In this part of the world visitors are always welcome, and there’s usually a cup of chai and a biscuit or two offered, even if the cupboards are otherwise bare. When visiting Tibetans, the tradition gets and extra twist: you’re supposed to bring a nice treat like fresh fruit, biscuits, juice or some such. This helps your host restock their goodies for visitors, and at the same time politely ensures that they have something to serve if they haven’t made it out to the bazaar yet to stock up.

During Losar the whole business gets “kicked up a notch” with the inclusion of the holiday pastries known as kapsas. Kapsas, for those of you not familiar with them, are the special social-festival-weapon foodstuff of the Tibetan New Year’s holiday. They are a fried pastry treat made with little sugar, and enough flour to turn them almost adamantine after a while. You’re supposed to enjoy them with a cup of tea, but after encountering a few super sized kapsas at their hardest, the military applications of this treat are a little obvious. However, they also play a part in a bit of social ju-jitsu peculiar to the Tibetan culture.

Traditionally, on Losar, every household makes a bushel and a peck of these things. The next step, in a strange Tibetan version of “Tag”, is to pack up the kapsas in your house, wrap them in a fine white katak, and go visiting to leave them at other people’s houses while making a special Losar visit. The day is filled with people dressed in their holiday best–silk tchubas, fine silk shirts, and their very best silver-and-turquoise jewelry–racing from house to house in an effort to unload the kapsas menacingly piling up in the kitchen. Unfortunately for us, Lena is something of a celebrity here, and so a number of people, especially the cave nuns, competed with each other in making sure Lena got a batch of their kapsas which were so much better than so-and-so’s kapsas. So despite Lena’s best efforts to give away as many as she could, even going so far as to drag bag after bag of the things down the hill to town in a series of Losar visits, this was the result:

Whole load of kapsas

Scary, ain’t it? Even as of this writing, we’re still handing out the kapsas like there’s no tomorrow…in case you ever come to visit, You Have Been Warned.

Editrix’ Note: Just after I completed this entry and was about to post it, we had visitors, including a Khampa kenpo from Ziggar Monastery. Mind you, a full week after Losar. During the visit a boy politely entered the room, and deposited this:

Uh-oh--more kapsas

These, of course are the gonzo Khampa kapsas, the ones that can double as cricket bats if you’re not ready to eat them yet. Now to figure out who’s left among our friends to visit…

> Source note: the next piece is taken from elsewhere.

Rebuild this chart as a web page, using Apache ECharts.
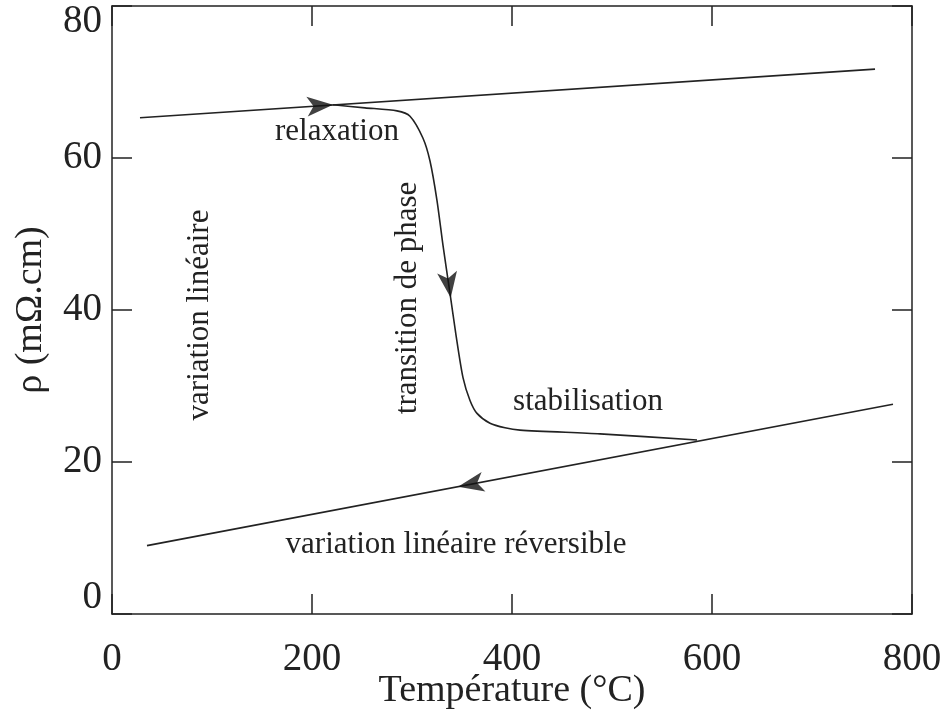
<!DOCTYPE html>
<html>
<head>
<meta charset="utf-8">
<script src="https://cdn.jsdelivr.net/npm/echarts@6/dist/echarts.min.js"></script>
<style>
  html, body { margin: 0; padding: 0; background: #fff; }
  #box { width: 948px; height: 720px; }
</style>
</head>
<body>
<div id="box"></div>
<script>
// ligne du haut (chauffage, variation linéaire)
var heatT = [28, 763];
var heatR = [65.3, 71.7];

// relaxation + transition de phase + stabilisation
var transT = [221, 253, 285, 298, 311, 318, 325, 331, 338, 344, 351, 358, 365, 378, 393, 408, 488, 585];
var transR = [67.0, 66.6, 66.2, 65.5, 62.6, 59.6, 54.4, 48.5, 42.2, 36.7, 31.1, 28.1, 26.4, 25.1, 24.5, 24.2, 23.7, 22.9];

// refroidissement (variation linéaire réversible)
var coolT = [781, 35];
var coolR = [27.6, 9.0];

// flèches
var arrowT = [221, 338.7, 346];
var arrowR = [67.0, 41.6, 16.75];
var arrowRot = [-86, 188, 101];

var xTicks = [0, 200, 400, 600, 800];
var yTicks = [0, 20, 40, 60, 80];

var serif = "Liberation Serif";
var ink = "#222";

function pairs(xs, ys) {
  return xs.map(function (x, i) { return [x, ys[i]]; });
}

var myChart = echarts.init(document.getElementById("box"));

var lineStyle = { color: ink, width: 1.6 };

var baseAxis = {
  axisLine: { show: true, onZero: false, lineStyle: { color: ink, width: 1.5 } },
  axisTick: { show: true, inside: true, length: 20, lineStyle: { color: ink, width: 1.5 } },
  splitLine: { show: false },
};

var option = {
  animation: false,
  backgroundColor: "#fff",
  grid: { left: 112, right: 36, top: 6, bottom: 106, outerBoundsMode: "none", containLabel: false },
  xAxis: [
    Object.assign({}, baseAxis, {
      type: "value",
      min: xTicks[0],
      max: xTicks[xTicks.length - 1],
      interval: 200,
      position: "bottom",
      axisLabel: { fontFamily: serif, fontSize: 39, color: ink, margin: 26 },
      name: "Température (°C)",
      nameLocation: "middle",
      nameGap: 58,
      nameMoveOverlap: false,
      nameTextStyle: { fontFamily: serif, fontSize: 38, color: ink },
    }),
    Object.assign({}, baseAxis, {
      type: "value",
      min: xTicks[0],
      max: xTicks[xTicks.length - 1],
      interval: 200,
      position: "top",
      axisLabel: { show: false },
    }),
  ],
  yAxis: [
    Object.assign({}, baseAxis, {
      type: "value",
      min: yTicks[0],
      max: yTicks[yTicks.length - 1],
      interval: 20,
      position: "left",
      axisLabel: {
        fontFamily: serif, fontSize: 39, color: ink, margin: 10,
        formatter: function (v) {
          if (v === yTicks[yTicks.length - 1]) return "{t|" + v + "}";
          if (v === yTicks[0]) return "{b|" + v + "}";
          return String(v);
        },
        rich: {
          t: { fontFamily: serif, fontSize: 39, color: ink, padding: [32, 0, 0, 0] },
          b: { fontFamily: serif, fontSize: 39, color: ink, padding: [0, 0, 32, 0] },
        },
      },
      name: "ρ (mΩ.cm)",
      nameLocation: "middle",
      nameGap: 62,
      nameTextStyle: { fontFamily: serif, fontSize: 38, color: ink },
    }),
    Object.assign({}, baseAxis, {
      type: "value",
      min: yTicks[0],
      max: yTicks[yTicks.length - 1],
      interval: 20,
      position: "right",
      axisLabel: { show: false },
    }),
  ],
  series: [
    {
      type: "line",
      data: pairs(heatT, heatR),
      showSymbol: false,
      lineStyle: lineStyle,
    },
    {
      type: "line",
      data: pairs(transT, transR),
      smooth: 0.25,
      showSymbol: false,
      lineStyle: lineStyle,
    },
    {
      type: "line",
      data: pairs(coolT, coolR),
      showSymbol: false,
      lineStyle: lineStyle,
    },
    {
      type: "scatter",
      data: arrowT.map(function (t, i) {
        return { value: [t, arrowR[i]], symbolRotate: arrowRot[i] };
      }),
      symbol: "arrow",
      symbolSize: [15, 26],
      itemStyle: { color: "#111" },
      z: 5,
    },
  ],
  graphic: [
    { type: "text", x: 337, y: 132, style: { text: "relaxation", font: "31px " + serif, fill: ink, textAlign: "center", textVerticalAlign: "middle" } },
    { type: "text", x: 408, y: 298, rotation: Math.PI / 2, style: { text: "transition de phase", font: "31px " + serif, fill: ink, textAlign: "center", textVerticalAlign: "middle" } },
    { type: "text", x: 200, y: 315, rotation: Math.PI / 2, style: { text: "variation linéaire", font: "31px " + serif, fill: ink, textAlign: "center", textVerticalAlign: "middle" } },
    { type: "text", x: 588, y: 402, style: { text: "stabilisation", font: "31px " + serif, fill: ink, textAlign: "center", textVerticalAlign: "middle" } },
    { type: "text", x: 456, y: 545, style: { text: "variation linéaire réversible", font: "31px " + serif, fill: ink, textAlign: "center", textVerticalAlign: "middle" } },
  ],
};

myChart.setOption(option);
</script>
</body>
</html>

February 25th, 2007 Posted by admin | Travel, India, Tibetan Buddhism | 5 comments

5 Comments »

  1. Oh, but my dear, they look so GOOD (although you did say “made with LITTLE sugar” and that sort of thing wants a lot). I am privileged to have a complete set of brand-new dentures, and haven’t worked up to hamburgers yet, so I couldn’t try one - will you have one for me? What a wonderful custom, and before I found you and Joy I never heard of Losar. If it’s appropriate: “Happy Belated Losar”. You two delight and inspire me….

    Comment by Dale-Harriet in WI | March 1, 2007

  2. Maybe dragons eat kapsas and those extra bags are just in case you *do* transmogrify? I reallyreallyreally would love to see a Nyondodragon. Can you imagine the shimmer?

    Comment by Sylvia | March 1, 2007

  3. Sounds like fruitcake to me :) Are any kapsas good enough to keep and hoard? Someone once gave me a home-made fruitcake that was excellent. Happy Losar and thanks for doing good work out in the world.

    Comment by Sarah | March 2, 2007

  4. the first picture… the kapsas. I thought that was white roving!!!

    Comment by Sarah | March 2, 2007

  5. Kapsas as roving. Heh. *Not* as fluffy and soft to run between your hands, I guarantee you.

    So, yeah, kapsas function pretty much like fruitcakes–there are good ones that will get eaten right away, and there are bad ones that people may still be wrapping in kataks and giving away *next* year. Lena says that when she lived in Tso Pema as a poverty-stricken cave yogi, it was possible to live off nothing but kapsas and tea for the whole month following Losar.